For the laymen of the group, does 'malpractice payouts' include verdicts and settlements?  Since settlements are normally sealed, I wanted to see what that number encompassed.
Robert J. Latino, CEO
Reliability Center, Inc.
blatino at
From: HM Epstein [mailto:hmepstein at GMAIL.COM] 
Sent: Monday, January 16, 2017 9:16 AM
Subject: [IMPROVEDX] The Detection, Analysis, and Significance of Physician Clustering in Medical Malpractice Lawsuit Payouts.
Reviewing 25 years of National Practitioner Data Bank malpractice records, this study determined that half of the malpractice payouts were made by 1.8% of the doctors who reported it to the NPDB. I've quoted the results from the abstract below. 
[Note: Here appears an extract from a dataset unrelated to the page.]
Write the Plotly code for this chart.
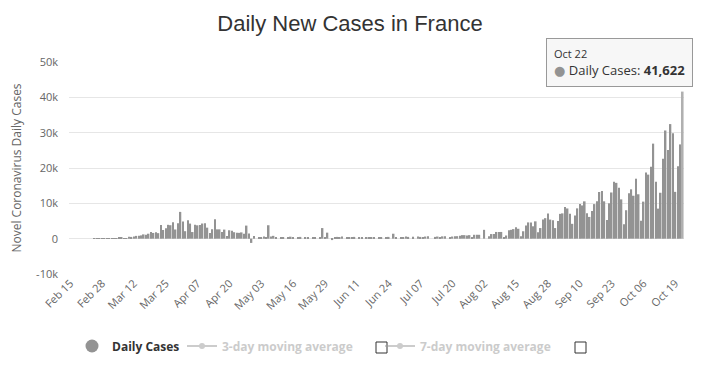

From a improving diagnostics and patient safety point of view, if such a small percentage of "outlier" physicians are responsible for so much of the harm, shouldn't physicians be clamoring for their medical boards to be stricter on doctors with more than one malpractice claim? Only 18.9% had any sort of action against them regarding their license to practice or their clinical privileges. 
Of course, this is based on malpractice payouts that were reported. How many are not? And if the GOP Congress are able to pass some of their rules adding more layers between malpractice and reporting it, what does that mean for patients?
"Approximately 1.8% of physicians were responsible for half of the $83,368,588,200 reported to the NPDB over 25 years. Within that group, 12.6% had an adverse licensure action reported to the NPDB, and 6.3% had a clinical privileges action reported. Physicians who were in the high dollar payout category and had one malpractice claim payout had a 74.5% chance of another payout, more than twice the rate for all physicians who had a single payout (chi-square, P < 0.0001). The likelihood that that physician would have additional payments increased as the number of previous payments increased. Total dollar payouts per physician better predicted future payouts than numbers of payouts."